PERRINO: A Football Family’s Take On Urban

Nico Perrino

Football

When I saw late last week on ESPN’s bottom line the breaking news announcing Urban Meyer’s resignation as head football coach at U of F for health reasons, I wasn’t much surprised- and I was even less surprised when he went back on the resignation.
 
 Growing up in a football family where your fall afternoons and entire weekends are consumed by games and practices it’s easy to see how it can wear a man and a family down. My brother and I both started playing football at a very young age, and my dad had coached all throughout our childhood. I have vivid memories from when I was younger of my mom complaining about how she had nothing to do while we were practicing and my dad was coaching, and it became commonplace for her to joke around about how she didn’t have a husband in the fall.
 
As my dad rose up through the coaching ranks with us as we got older -finally ending up at the high school varsity level- he became increasingly scarce around the house. Coaches meetings, practices, games, early morning lifts; all of these coaching commitments amounted to more time at the school with the team than with his family. And with me moving out of the state to go to college, my mom had an even smaller pool of family to spend time with while my dad and brother were off doing their thing during the football season.
 
With my brother going off to college next year and my sister being in high school and at the age where she no longer thinks it’s cool to spend time at home, my mom forced my dad to quit coaching. Although he was only a high school assistant coach –and did it as a hobby instead of a job (he volunteered)- with all the time he spent attending to his coaching responsibilities, my mom didn’t want to be home all alone; empty-nesting by herself.
 
The often hidden part of football is the time commitment that coaches actually take to prepare for the season and each week’s games.  My dad played high school, college, and professional football, and has seen the amount of time that coaches spend on the field or in their offices and away from their families. He’s always told me that a coach has got to love the game to do what they do, because it’s an incredible sacrifice, and it only gets worse as you move up the coaching ladder.
 
The sacrifice is not only one carried by the coach, but one also carried by the coach and his family. When I was discussing with my dad the possibility that Urban Meyer would go to Notre Dame last month the first thing that came out of his mouth was, “no way.” And he didn’t say “no way” for the reasons you, and I, and ESPN might say “no way”, but he said “no way” because of how the move would impact his family- something you don’t hear discussed on any other forum or media outlet.  In a Chicago Tribune article today Northwestern coach Pat Fitzgerald said that during the season he is usually in the office every morning at 6:50am and often times does not leave until 11pm. That gives him nearly zero time to spend with his family. Now why would Urban Meyer’s wife be at all interested in leaving sunny Florida for barren South Bend? If you’re the wife of a head college football coach and never get to see your husband during the fall, why would you want to spend that alone time in a place like South Bend instead of Florida?
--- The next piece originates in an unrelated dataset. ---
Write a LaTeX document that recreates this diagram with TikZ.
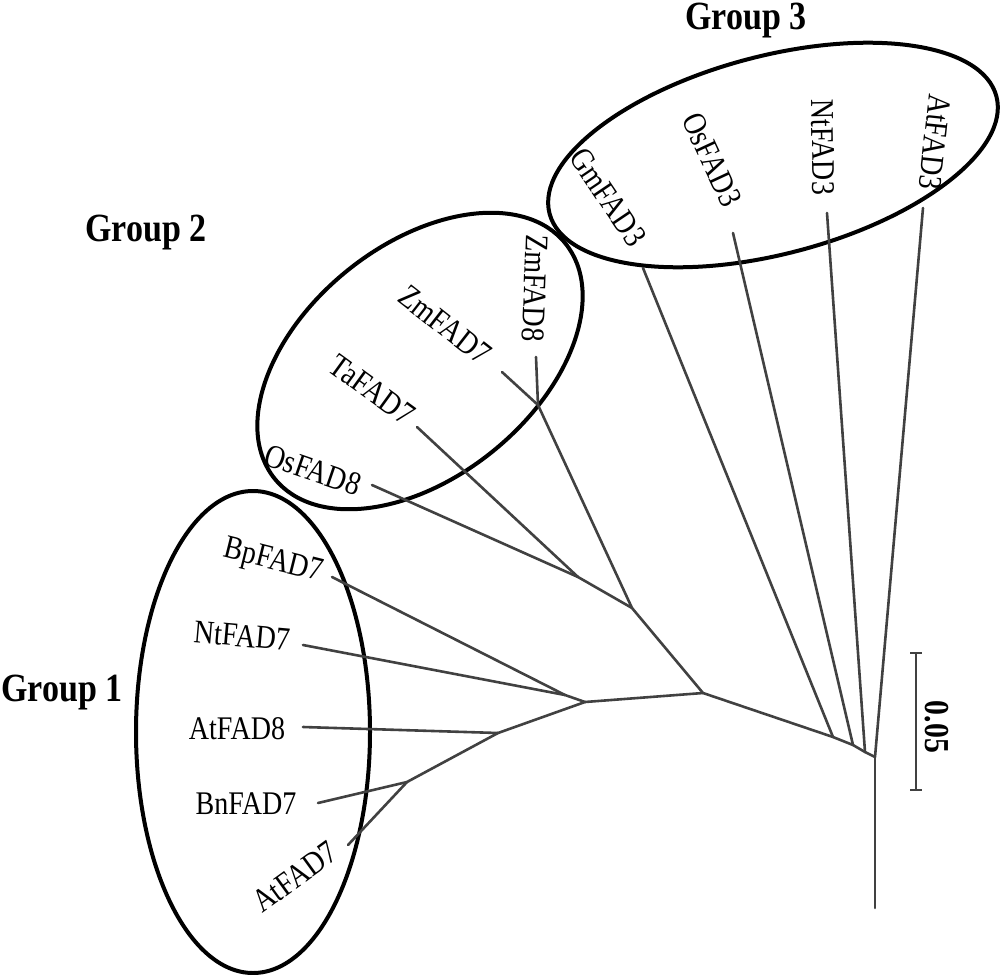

Although Urban Meyer did say ND was his dream job, do you really believe his wife will let him take that job, which essentially means that she is going to have to stay alone inside all fall instead of alone outside in the sun? Not a chance.
 
It’s the hidden side of sports. Talk of how a coaching change might impact the families of those coaches who are being considered for the jobs nearly never comes up when analysts are breaking down whether or not a coach will accept a job, but I can guarantee you that the family has way more to do with the decisions than the public is let on to believe.
 
There are things coaches do do, however, to try to alleviate the strain coaching places on the families. In the same Tribune article Fitzgerald said he mandates that all coaches leave work at 5pm on Thursdays for what he calls “date night” so that they have time to go home and spend time with their families. Fitzgerald also takes 2 vacations to Naples, FL each year with his family, one after national signing day in February, and one two-week vacation in July. But even with these initiatives, the sacrifices coaches and families make can take an incredible toll on those affected.
 
I’ve experienced it first hand with my dad (granted, on a smaller scale), and I have no doubt that the long hours away from his family, and nearly unbearable burden Urban Meyer bears at Florida has contributed to his poor health and the decision at the young age of 45 to take a leave of absence.
 
Yet Meyer is the lucky one: He has a very secure job at Florida; one that doesn’t show coaching changes on the horizon. Some coaches aren’t so lucky. Some coaches every couple of years pack up their families and move across the country to accept a new job. The strain this puts a coach is enormous and often overlooked, yet it no doubt puts greater strain on already stressed out coaching families. The constant threat of job loss and subsequent moving amidst the prospect of a poor season must be a hefty weight for coaching families to bear.
 
This is why Urban Meyer’s resignation did not surprise me. I’m actually more surprised that this doesn’t happen more often in schools all across the country. But like I said, when he went back on his resignation I was even less surprised because as my dad has always said, “you’ve got to love the sport” and Urban Meyer, and most other college football coaches, do indeed, “love the sport.”